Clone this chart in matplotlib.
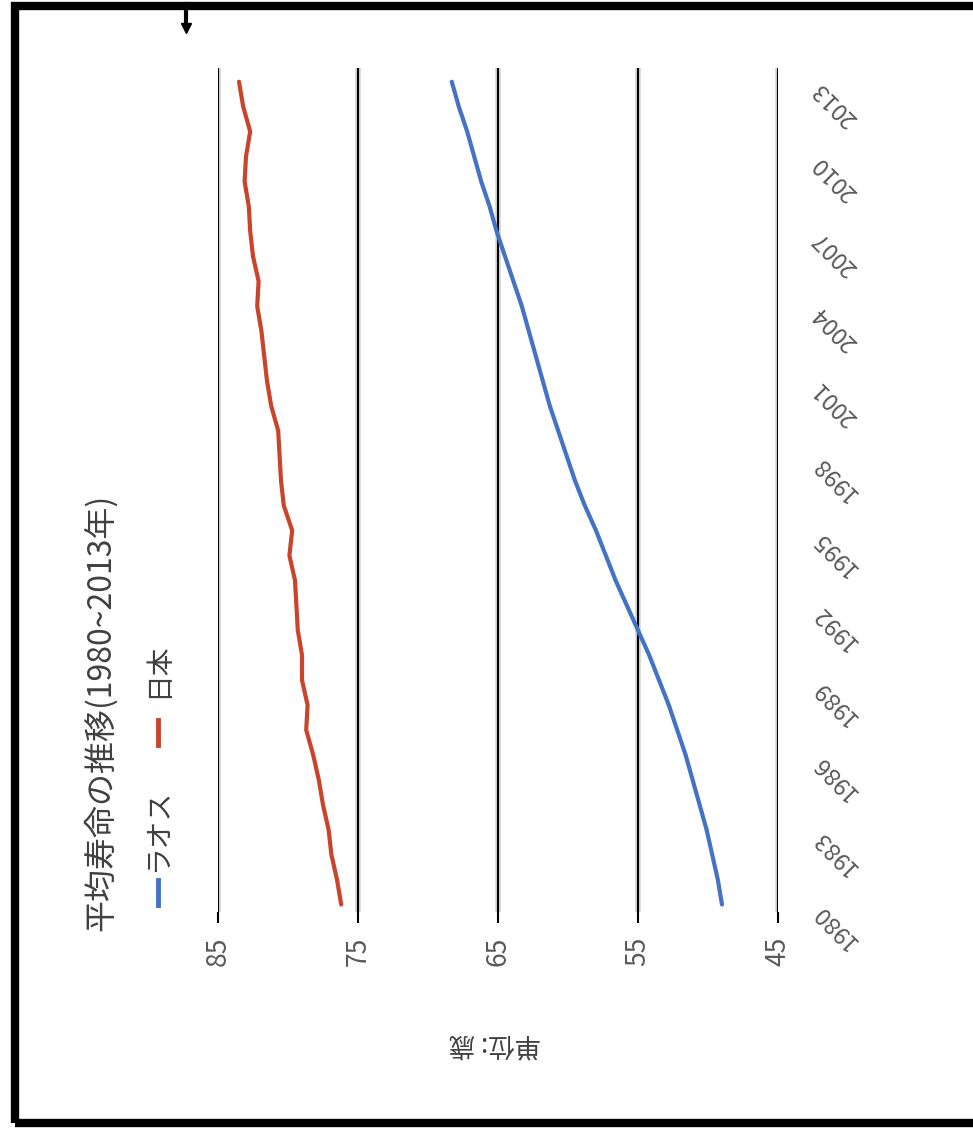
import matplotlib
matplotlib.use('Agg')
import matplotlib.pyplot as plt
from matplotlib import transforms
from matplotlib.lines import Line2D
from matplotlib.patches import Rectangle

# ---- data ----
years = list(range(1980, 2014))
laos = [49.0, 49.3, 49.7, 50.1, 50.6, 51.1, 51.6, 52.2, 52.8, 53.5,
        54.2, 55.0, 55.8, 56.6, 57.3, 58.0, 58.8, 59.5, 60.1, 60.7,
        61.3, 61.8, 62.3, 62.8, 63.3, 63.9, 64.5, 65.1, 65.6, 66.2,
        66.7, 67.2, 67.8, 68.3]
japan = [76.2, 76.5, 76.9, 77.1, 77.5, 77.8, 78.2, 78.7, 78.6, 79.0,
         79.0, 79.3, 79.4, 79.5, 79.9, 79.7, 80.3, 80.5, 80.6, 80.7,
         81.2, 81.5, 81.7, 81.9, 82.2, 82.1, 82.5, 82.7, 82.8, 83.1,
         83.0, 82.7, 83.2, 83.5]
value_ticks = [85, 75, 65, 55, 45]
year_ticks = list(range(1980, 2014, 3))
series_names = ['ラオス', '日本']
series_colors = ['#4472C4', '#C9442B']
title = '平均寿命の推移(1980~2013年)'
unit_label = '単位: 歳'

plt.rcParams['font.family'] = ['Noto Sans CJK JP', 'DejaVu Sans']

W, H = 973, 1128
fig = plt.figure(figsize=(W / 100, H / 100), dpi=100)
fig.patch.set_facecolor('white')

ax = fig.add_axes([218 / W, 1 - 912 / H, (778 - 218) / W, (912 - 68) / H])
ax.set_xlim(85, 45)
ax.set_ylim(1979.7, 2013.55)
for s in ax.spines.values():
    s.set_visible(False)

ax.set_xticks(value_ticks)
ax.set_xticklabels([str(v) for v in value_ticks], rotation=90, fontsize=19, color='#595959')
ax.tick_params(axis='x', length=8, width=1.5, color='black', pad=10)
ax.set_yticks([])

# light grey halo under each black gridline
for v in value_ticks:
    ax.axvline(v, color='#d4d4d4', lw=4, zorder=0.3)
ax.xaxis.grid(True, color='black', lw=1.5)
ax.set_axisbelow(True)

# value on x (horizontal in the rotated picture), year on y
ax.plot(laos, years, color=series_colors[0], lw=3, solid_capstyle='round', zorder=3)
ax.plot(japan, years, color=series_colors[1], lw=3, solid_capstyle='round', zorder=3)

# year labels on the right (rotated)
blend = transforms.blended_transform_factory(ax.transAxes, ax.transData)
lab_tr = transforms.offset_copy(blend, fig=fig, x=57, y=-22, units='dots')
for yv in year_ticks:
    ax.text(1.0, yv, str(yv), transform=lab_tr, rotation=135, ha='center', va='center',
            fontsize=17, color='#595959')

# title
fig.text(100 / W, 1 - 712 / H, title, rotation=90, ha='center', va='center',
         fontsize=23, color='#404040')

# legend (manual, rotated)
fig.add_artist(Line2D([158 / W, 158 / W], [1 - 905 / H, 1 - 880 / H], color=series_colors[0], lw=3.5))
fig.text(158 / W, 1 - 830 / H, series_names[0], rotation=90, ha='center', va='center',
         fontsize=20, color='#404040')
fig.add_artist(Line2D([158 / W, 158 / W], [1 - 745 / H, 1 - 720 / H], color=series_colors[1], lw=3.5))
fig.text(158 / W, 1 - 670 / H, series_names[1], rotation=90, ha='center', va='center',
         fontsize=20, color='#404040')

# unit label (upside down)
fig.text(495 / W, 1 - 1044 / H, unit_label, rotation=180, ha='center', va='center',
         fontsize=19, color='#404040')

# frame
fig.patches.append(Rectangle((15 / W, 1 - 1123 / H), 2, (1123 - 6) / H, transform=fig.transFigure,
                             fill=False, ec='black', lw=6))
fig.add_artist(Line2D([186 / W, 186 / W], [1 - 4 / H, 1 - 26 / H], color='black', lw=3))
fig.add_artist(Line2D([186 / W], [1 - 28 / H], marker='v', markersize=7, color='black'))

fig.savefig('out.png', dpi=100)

-----

__Exercise goal__
Return the material line for line, from its beginning to the line that contains "plt.rcParams['font.family'] = ['Noto", with the pictures left out.

__Exercise response__
Clone this chart in matplotlib.
import matplotlib
matplotlib.use('Agg')
import matplotlib.pyplot as plt
from matplotlib import transforms
from matplotlib.lines import Line2D
from matplotlib.patches import Rectangle

# ---- data ----
years = list(range(1980, 2014))
laos = [49.0, 49.3, 49.7, 50.1, 50.6, 51.1, 51.6, 52.2, 52.8, 53.5,
        54.2, 55.0, 55.8, 56.6, 57.3, 58.0, 58.8, 59.5, 60.1, 60.7,
        61.3, 61.8, 62.3, 62.8, 63.3, 63.9, 64.5, 65.1, 65.6, 66.2,
        66.7, 67.2, 67.8, 68.3]
japan = [76.2, 76.5, 76.9, 77.1, 77.5, 77.8, 78.2, 78.7, 78.6, 79.0,
         79.0, 79.3, 79.4, 79.5, 79.9, 79.7, 80.3, 80.5, 80.6, 80.7,
         81.2, 81.5, 81.7, 81.9, 82.2, 82.1, 82.5, 82.7, 82.8, 83.1,
         83.0, 82.7, 83.2, 83.5]
value_ticks = [85, 75, 65, 55, 45]
year_ticks = list(range(1980, 2014, 3))
series_names = ['ラオス', '日本']
series_colors = ['#4472C4', '#C9442B']
title = '平均寿命の推移(1980~2013年)'
unit_label = '単位: 歳'

plt.rcParams['font.family'] = ['Noto Sans CJK JP', 'DejaVu Sans']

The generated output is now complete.